You know that moment that broke your heart so much you've been doomed to recall and repeat it? This is that, to the extreme.
Dianne Cohen
February 23, 2012

Overview

Cakes get smashed, biscuits are catapulted, lipstick is smeared and someone urinates — symptoms of the trapped and fearful mind.

Sisters Brida (Odile LeClezio), Ada (Jane Phegan) and Clara (Genevieve Mooy) are holed up in a small cottage, shielding themselves from the harsh outside world, a seaside village in Western Ireland where the streets are narrow and the houses lean in on one another so they squeeze you. The suffocating pressure of the town is felt as the cast is packed onto the tiny tin-box stage.
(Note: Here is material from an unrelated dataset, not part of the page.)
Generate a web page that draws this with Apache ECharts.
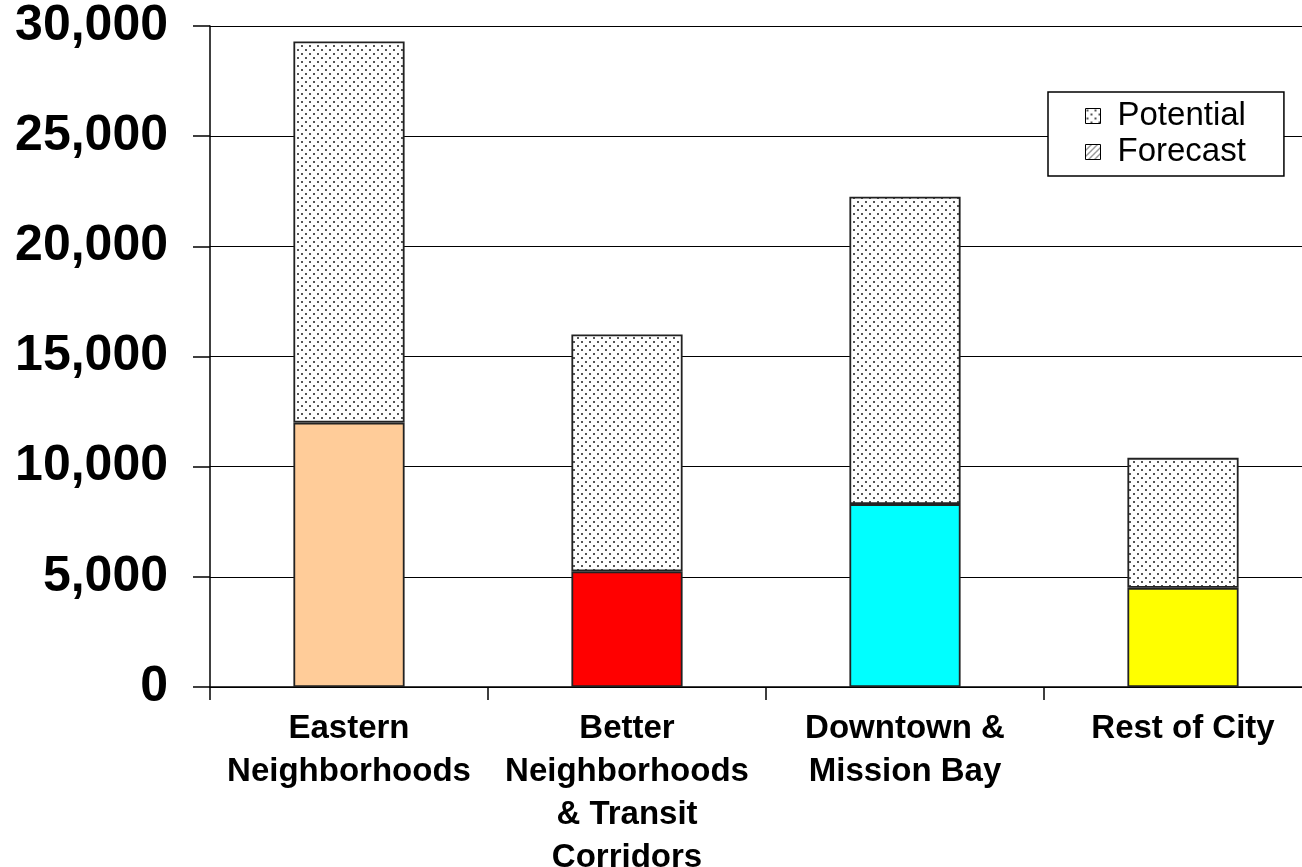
<!DOCTYPE html>
<html>
<head>
<meta charset="utf-8">
<script src="https://cdn.jsdelivr.net/npm/echarts@6/dist/echarts.min.js"></script>
<style>
  html, body { margin: 0; padding: 0; background: #ffffff; }
  #chart { width: 1302px; height: 867px; }
</style>
</head>
<body>
<div id="chart"></div>
<script>
// data
var categories = ['Eastern\nNeighborhoods', 'Better\nNeighborhoods\n& Transit\nCorridors', 'Downtown &\nMission Bay', 'Rest of City'];
var forecastValues = [12000, 5250, 8300, 4500];
var potentialValues = [17300, 10750, 13950, 5900];
var forecastColors = ['#FFCC99', '#FF0000', '#00FFFF', '#FFFF00'];

// dotted fill for "Potential"
function dotPattern() {
  var c = document.createElement('canvas');
  c.width = 8; c.height = 8;
  var ctx = c.getContext('2d');
  ctx.fillStyle = '#ffffff';
  ctx.fillRect(0, 0, 8, 8);
  ctx.fillStyle = '#555555';
  ctx.fillRect(1, 1, 2, 2);
  ctx.fillRect(5, 5, 2, 2);
  return c;
}

// hatch fill for the "Forecast" legend icon
function hatchPattern() {
  var c = document.createElement('canvas');
  c.width = 6; c.height = 6;
  var ctx = c.getContext('2d');
  ctx.fillStyle = '#ffffff';
  ctx.fillRect(0, 0, 6, 6);
  ctx.strokeStyle = '#333333';
  ctx.lineWidth = 1;
  ctx.beginPath();
  ctx.moveTo(0, 6); ctx.lineTo(6, 0);
  ctx.stroke();
  return c;
}

var chart = echarts.init(document.getElementById('chart'));

var option = {
  backgroundColor: '#ffffff',
  animation: false,
  textStyle: { fontFamily: 'Liberation Sans, Arial, sans-serif' },
  grid: {
    left: 210,
    top: 26,
    width: 1112,
    height: 661,
    outerBoundsMode: 'none'
  },
  legend: {
    orient: 'vertical',
    left: 1048,
    top: 92,
    data: [
      { name: 'Potential', itemStyle: { color: { image: dotPattern(), repeat: 'repeat' }, borderColor: '#000', borderWidth: 1 } },
      { name: 'Forecast', itemStyle: { color: { image: hatchPattern(), repeat: 'repeat' }, borderColor: '#000', borderWidth: 1 } }
    ],
    icon: 'rect',
    itemWidth: 15,
    itemHeight: 15,
    itemGap: 0,
    padding: [6, 38, 6, 37],
    borderColor: '#000000',
    borderWidth: 1.5,
    backgroundColor: '#ffffff',
    textStyle: {
      fontSize: 33,
      lineHeight: 36,
      padding: [0, 0, 0, 12],
      color: '#000000',
      fontFamily: 'Liberation Sans, Arial, sans-serif'
    }
  },
  xAxis: {
    type: 'category',
    data: categories,
    axisLine: { lineStyle: { color: '#000000', width: 1.5 } },
    axisTick: { show: true, length: 13, alignWithLabel: false, lineStyle: { color: '#000000', width: 1.5 } },
    axisLabel: {
      interval: 0,
      margin: 20,
      fontSize: 33,
      fontWeight: 'bold',
      lineHeight: 43,
      color: '#000000'
    }
  },
  yAxis: {
    type: 'value',
    min: 0,
    max: 30000,
    interval: 5000,
    axisLine: { show: true, lineStyle: { color: '#000000', width: 1.5 } },
    axisTick: { show: true, length: 17, lineStyle: { color: '#000000', width: 1.5 } },
    splitLine: { show: true, lineStyle: { color: '#000000', width: 1.2 } },
    axisLabel: {
      margin: 42,
      fontSize: 50,
      fontWeight: 'bold',
      color: '#000000',
      formatter: function (v) { return v.toLocaleString('en-US'); }
    }
  },
  series: [
    {
      name: 'Forecast',
      type: 'bar',
      stack: 'total',
      barWidth: '40%',
      data: forecastValues.map(function (v, i) {
        return { value: v, itemStyle: { color: forecastColors[i] } };
      }),
      itemStyle: { borderColor: '#222222', borderWidth: 1.8 }
    },
    {
      name: 'Potential',
      type: 'bar',
      stack: 'total',
      barWidth: '40%',
      data: potentialValues,
      itemStyle: {
        color: { image: dotPattern(), repeat: 'repeat' },
        borderColor: '#222222',
        borderWidth: 1.8
      }
    }
  ]
};

chart.setOption(option);
</script>
</body>
</html>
In their bland, curtain-fabric dresses and matronly buns and rollers, the sisters play with the innate Irish aptitude for storytelling, delivered with a whipper-snipper race of words down a rabbit warren of memories. We are left reeling, dizzy and ill after being dragged through spirals of rote-learned stories: Brida and Clara's single night of disappointment at the New Electric Ballroom, a virginity never lost and the realisation at 40 of never being properly kissed (only once mauled in the car park by a fishmonger). Their dashed hopes apparently justify their self-imprisonment.

With The New Electric Ballroom, playwright Enda Walsh (The Walworth Farce) is successfully externalising the cyclic thought patterns of madness that whine at us all, that we carry around inside our skulls but hate to admit ownership of. The message comes out loud and clear; it's just a question of whether you want to sit through it blaring for 90 minutes.

Their memories, madness and desperate wailing for cups of tea are pleasantly interrupted by the mad fishmonger Patsy (Justin Smith), who delivers fresh fish and comic streams of consciousness on a daily basis. Though he bores them, Patsy surprises all, exchanging his humble fisherman clothes for a flashy gold Elvis suit, crooning a love song to Ada and beckoning her to join him in the outside world.

Knowing what we know of the Irish literary lineage, however, this note of optimism can't be expected to hold. The proffering of a slice of delicious coffee cake in conclusion was a decent compensation — but no tea!